#### What needs to be done
Return the listing below verbatim. Pictures do not belong in the copy.

── Dataset content

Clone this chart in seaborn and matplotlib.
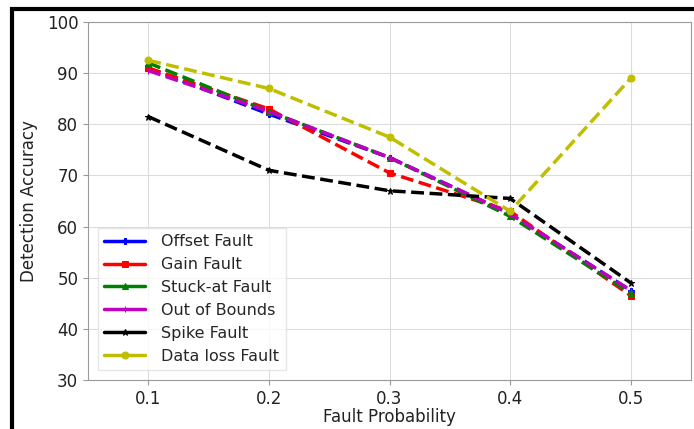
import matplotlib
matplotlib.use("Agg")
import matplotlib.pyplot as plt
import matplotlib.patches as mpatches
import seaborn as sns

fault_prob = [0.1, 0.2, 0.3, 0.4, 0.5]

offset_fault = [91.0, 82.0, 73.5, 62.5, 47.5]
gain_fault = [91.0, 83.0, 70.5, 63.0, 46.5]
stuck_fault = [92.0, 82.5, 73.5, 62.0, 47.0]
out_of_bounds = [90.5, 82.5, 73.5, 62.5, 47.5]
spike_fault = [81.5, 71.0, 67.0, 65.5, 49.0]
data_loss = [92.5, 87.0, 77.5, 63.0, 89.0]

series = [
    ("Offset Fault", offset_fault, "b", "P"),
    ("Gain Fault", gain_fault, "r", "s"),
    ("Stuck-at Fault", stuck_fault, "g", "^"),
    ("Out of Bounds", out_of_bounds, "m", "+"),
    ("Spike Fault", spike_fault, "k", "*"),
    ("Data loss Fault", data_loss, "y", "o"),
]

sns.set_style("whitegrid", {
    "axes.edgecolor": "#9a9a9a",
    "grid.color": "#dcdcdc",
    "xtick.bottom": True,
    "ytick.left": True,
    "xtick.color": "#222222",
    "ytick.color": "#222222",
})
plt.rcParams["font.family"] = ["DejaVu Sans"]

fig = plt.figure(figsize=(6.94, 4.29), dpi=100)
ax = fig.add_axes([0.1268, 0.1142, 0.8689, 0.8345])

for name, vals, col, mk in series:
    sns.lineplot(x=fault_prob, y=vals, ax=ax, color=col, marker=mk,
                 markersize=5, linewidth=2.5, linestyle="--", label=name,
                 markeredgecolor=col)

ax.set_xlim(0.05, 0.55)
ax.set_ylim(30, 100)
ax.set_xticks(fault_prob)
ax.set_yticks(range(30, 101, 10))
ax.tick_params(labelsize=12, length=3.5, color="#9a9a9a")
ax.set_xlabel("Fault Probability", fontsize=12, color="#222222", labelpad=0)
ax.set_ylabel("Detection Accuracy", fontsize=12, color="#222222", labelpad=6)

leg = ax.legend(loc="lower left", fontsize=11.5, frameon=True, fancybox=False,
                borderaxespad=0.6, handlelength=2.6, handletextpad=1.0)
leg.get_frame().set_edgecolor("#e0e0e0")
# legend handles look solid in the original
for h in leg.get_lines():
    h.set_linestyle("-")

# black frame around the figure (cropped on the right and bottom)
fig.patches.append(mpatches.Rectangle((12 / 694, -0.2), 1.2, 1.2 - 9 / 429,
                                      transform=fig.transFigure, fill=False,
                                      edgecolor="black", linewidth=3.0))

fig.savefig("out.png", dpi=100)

────

#### Reply to the exercise
Clone this chart in seaborn and matplotlib.
import matplotlib
matplotlib.use("Agg")
import matplotlib.pyplot as plt
import matplotlib.patches as mpatches
import seaborn as sns

fault_prob = [0.1, 0.2, 0.3, 0.4, 0.5]

offset_fault = [91.0, 82.0, 73.5, 62.5, 47.5]
gain_fault = [91.0, 83.0, 70.5, 63.0, 46.5]
stuck_fault = [92.0, 82.5, 73.5, 62.0, 47.0]
out_of_bounds = [90.5, 82.5, 73.5, 62.5, 47.5]
spike_fault = [81.5, 71.0, 67.0, 65.5, 49.0]
data_loss = [92.5, 87.0, 77.5, 63.0, 89.0]

series = [
    ("Offset Fault", offset_fault, "b", "P"),
    ("Gain Fault", gain_fault, "r", "s"),
    ("Stuck-at Fault", stuck_fault, "g", "^"),
    ("Out of Bounds", out_of_bounds, "m", "+"),
    ("Spike Fault", spike_fault, "k", "*"),
    ("Data loss Fault", data_loss, "y", "o"),
]

sns.set_style("whitegrid", {
    "axes.edgecolor": "#9a9a9a",
    "grid.color": "#dcdcdc",
    "xtick.bottom": True,
    "ytick.left": True,
    "xtick.color": "#222222",
    "ytick.color": "#222222",
})
plt.rcParams["font.family"] = ["DejaVu Sans"]

fig = plt.figure(figsize=(6.94, 4.29), dpi=100)
ax = fig.add_axes([0.1268, 0.1142, 0.8689, 0.8345])

for name, vals, col, mk in series:
    sns.lineplot(x=fault_prob, y=vals, ax=ax, color=col, marker=mk,
                 markersize=5, linewidth=2.5, linestyle="--", label=name,
                 markeredgecolor=col)

ax.set_xlim(0.05, 0.55)
ax.set_ylim(30, 100)
ax.set_xticks(fault_prob)
ax.set_yticks(range(30, 101, 10))
ax.tick_params(labelsize=12, length=3.5, color="#9a9a9a")
ax.set_xlabel("Fault Probability", fontsize=12, color="#222222", labelpad=0)
ax.set_ylabel("Detection Accuracy", fontsize=12, color="#222222", labelpad=6)

leg = ax.legend(loc="lower left", fontsize=11.5, frameon=True, fancybox=False,
                borderaxespad=0.6, handlelength=2.6, handletextpad=1.0)
leg.get_frame().set_edgecolor("#e0e0e0")
# legend handles look solid in the original
for h in leg.get_lines():
    h.set_linestyle("-")

# black frame around the figure (cropped on the right and bottom)
fig.patches.append(mpatches.Rectangle((12 / 694, -0.2), 1.2, 1.2 - 9 / 429,
                                      transform=fig.transFigure, fill=False,
                                      edgecolor="black", linewidth=3.0))

fig.savefig("out.png", dpi=100)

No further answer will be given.